In Bruen, the Supreme Court voted 6-3 to strike down a century-old New York state law requiring that any applicant for a handgun carrying permit show evidence of a personal safety risk. Justice Clarence Thomas, writing for the court’s conservative majority, said “important” concerns such as public safety were not enough to justify restrictions on the constitutional right to carry firearms in public. Instead, he wrote, officials must “demonstrate that the regulation is consistent with this Nation’s historical tradition of firearm regulation.”

Since the Supreme Court decided the Bruen case, gun rights groups, criminal defense attorneys and public defenders have argued in cases across the country that many long-standing state and federal laws can no longer be considered constitutional, arguing that few historical analogues can be applied to modern firearms restrictions. The U.S. Court of Appeals for the 5th Circuit ruled in March that a federal law that made it a crime to possess a firearm while under a domestic violence restraining order was not constitutional because there was no fitting historical source, as required by Bruen.
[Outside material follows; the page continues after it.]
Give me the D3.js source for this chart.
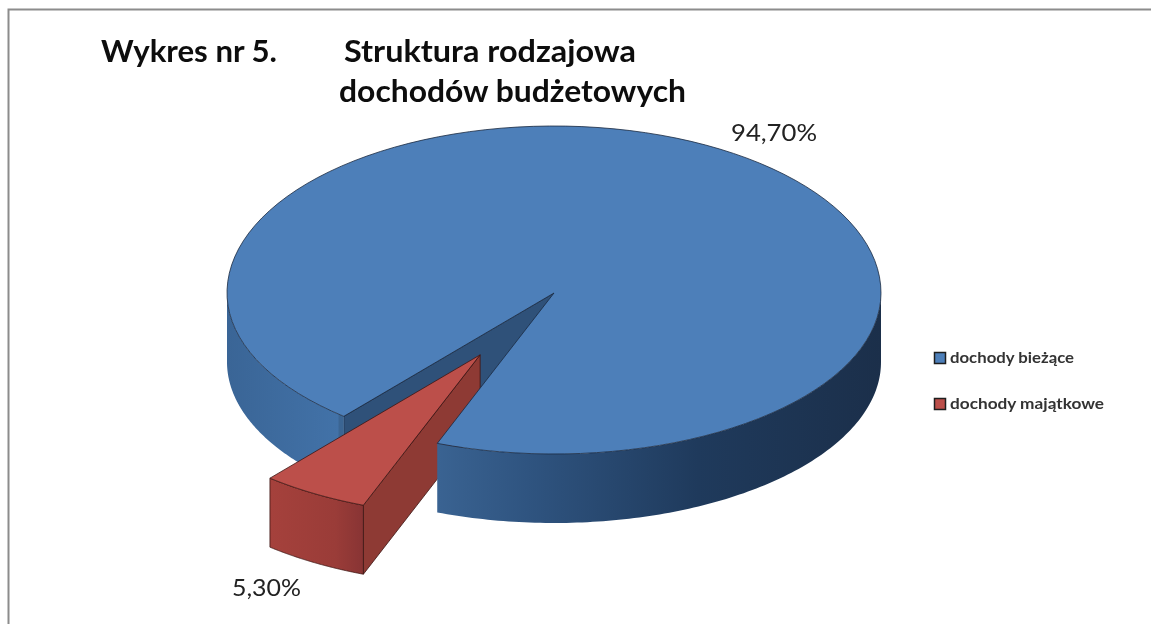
<!DOCTYPE html>
<html><head><meta charset="utf-8">
<style>html,body{margin:0;padding:0;background:#fff;overflow:hidden}svg{display:block;filter:blur(0.5px)}</style>
<script src="https://cdn.jsdelivr.net/npm/d3@7/dist/d3.min.js"></script>
</head><body><svg id="c" width="1151" height="624"></svg>
<script>
const categories = ["dochody bieżące", "dochody majątkowe"];
const values = [94.7, 5.3];
const valueLabels = ["94,70%", "5,30%"];
const titleLines = ["Wykres nr 5.", "Struktura rodzajowa", "dochodów budżetowych"];

const svg = d3.select("#c");
const x = d3.scaleLinear().domain([-1, 1]).range([227, 881]);
const y = d3.scaleLinear().domain([-1, 0, 1]).range([126, 293, 454]);
const depth = 69;
const explode = 0.4456;
const rotation = 220 * Math.PI / 180;
const slices = d3.pie().sort(null).startAngle(rotation).endAngle(rotation + 2 * Math.PI)(values);
const [blue, red] = slices;
const mid = (red.startAngle + red.endAngle) / 2;
const ox = Math.sin(mid) * explode, oy = -Math.cos(mid) * explode;
const line = d3.line().x(d => d[0]).y(d => d[1]);
const pt = (a, dx = 0, dy = 0, r = 1) => [x(Math.sin(a) * r + dx), y(-Math.cos(a) * r + dy)];
const arcPts = (a0, a1, dx, dy) => d3.range(0, 121).map(i => pt(a0 + (a1 - a0) * i / 120, dx, dy));
const down = pts => pts.map(p => [p[0], p[1] + depth]);

const defs = svg.append("defs");
function grad(id, x1, x2, stops) {
  const g = defs.append("linearGradient").attr("id", id).attr("gradientUnits", "userSpaceOnUse")
    .attr("x1", x1).attr("x2", x2).attr("y1", 0).attr("y2", 0);
  stops.forEach(s => g.append("stop").attr("offset", s[0]).attr("stop-color", s[1]));
}
grad("bw", x(-1), x(1), [[0, "#3a6596"], [0.17, "#4272a8"], [0.171, "#3b6593"], [0.32, "#3a6392"], [0.46, "#2f5480"], [0.72, "#1f3a5c"], [1, "#1b2f4a"]]);
const rx0 = x(ox + Math.sin(red.endAngle)), rx1 = x(ox + Math.sin(red.startAngle));
grad("rw", rx0, rx1, [[0, "#a5413c"], [0.7, "#9a3c38"], [1, "#883434"]]);

const edge = "#1a2a40", edgeW = 0.8;
svg.append("path").attr("d", "M1151,9.5H8.5V624").attr("fill", "none").attr("stroke", "#8c8c8c").attr("stroke-width", 2);

const aL = blue.startAngle, aR = blue.endAngle - 2 * Math.PI;
const c = pt(0, 0, 0, 0), pL = pt(aL);
svg.append("path").attr("d", line([pL, c, [c[0], c[1] + depth], [pL[0], pL[1] + depth]]) + "Z")
  .attr("fill", "#2f5179").attr("stroke", edge).attr("stroke-width", edgeW);
const wallL = arcPts(aL, 1.5 * Math.PI, 0, 0);
svg.append("path").attr("d", line(wallL.concat(down(wallL).reverse())) + "Z")
  .attr("fill", "url(#bw)").attr("stroke", "none");

const rc = pt(0, ox, oy, 0);
const rTop = arcPts(red.startAngle, red.endAngle, ox, oy);
const rA = rTop[0];
svg.append("path").attr("d", line([rc, rA, [rA[0], rA[1] + depth], [rc[0], rc[1] + depth]]) + "Z")
  .attr("fill", "#8e3a34").attr("stroke", "#3c1513").attr("stroke-width", edgeW);
svg.append("path").attr("d", line(rTop.concat(down(rTop).reverse())) + "Z")
  .attr("fill", "url(#rw)").attr("stroke", "#3c1513").attr("stroke-width", edgeW);
svg.append("path").attr("d", line([rc].concat(rTop)) + "Z")
  .attr("fill", "#bc4f4a").attr("stroke", "#3c1513").attr("stroke-width", edgeW);

const wallR = arcPts(Math.PI / 2, aR, 0, 0);
svg.append("path").attr("d", line(wallR.concat(down(wallR).reverse())) + "Z")
  .attr("fill", "url(#bw)").attr("stroke", "none");
const bTop = arcPts(blue.startAngle, blue.endAngle, 0, 0);
svg.append("path").attr("d", line([c].concat(bTop)) + "Z")
  .attr("fill", "#4d7fb9").attr("stroke", edge).attr("stroke-width", edgeW);

const font = "Lato, 'Open Sans', sans-serif";
svg.selectAll("text.t").data(titleLines).join("text").attr("class", "t")
  .attr("x", (d, i) => [101, 344, 339][i]).attr("y", (d, i) => [62, 62, 102][i])
  .attr("textLength", (d, i) => [176, 292, 347][i]).attr("lengthAdjust", "spacingAndGlyphs")
  .attr("font-family", font).attr("font-weight", 700).attr("font-size", 30).attr("fill", "#0d0d0d").text(d => d);

svg.selectAll("text.v").data(valueLabels).join("text").attr("class", "v")
  .attr("x", (d, i) => [731, 232][i]).attr("y", (d, i) => [141, 596][i])
  .attr("textLength", (d, i) => [86, 69][i]).attr("lengthAdjust", "spacingAndGlyphs")
  .attr("font-family", font).attr("font-size", 24).attr("fill", "#222").text(d => d);

const legendY = d3.scalePoint().domain(categories).range([358, 404]);
const fills = ["#4d7fb9", "#bc4f4a"];
const lg = svg.selectAll("g.l").data(categories).join("g").attr("class", "l")
  .attr("transform", d => `translate(934,${legendY(d)})`);
lg.append("rect").attr("x", 0.5).attr("y", -5.5).attr("width", 11).attr("height", 11)
  .attr("fill", (d, i) => fills[i]).attr("stroke", "#1e1e1e").attr("stroke-width", 1.5);
lg.append("text").attr("x", 16).attr("y", 5).attr("font-family", font).attr("font-size", 14.5)
  .attr("textLength", (d, i) => [124, 154][i]).attr("lengthAdjust", "spacingAndGlyphs")
  .attr("font-weight", 700).attr("fill", "#333").text(d => d);
</script></body></html>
But during oral arguments this month, justices on both sides of the Supreme Court’s ideological divide seemed to indicate that the Constitution does not prohibit legislatures from passing laws to disarm individuals found to be dangerous.

Maryland has a similar law, pushed by Democratic Rep. Jamie B. Raskin when he was a state senator, that requires gun owners to surrender their firearms if they become subject to a domestic restraining order.

In a statement, the executive director of the NRA’s legal arm called Tuesday’s ruling “significant” and suggested additional legal challenges to Maryland’s gun laws were on the way.

“The Fourth Circuit Court’s decision to overturn Maryland’s restrictive gun license law sends a clear message: law-abiding Marylanders fundamental right to self defense must not be infringed,” Randy Kozuch, executive director of the NRA Institute for Legislative Action, said in a statement.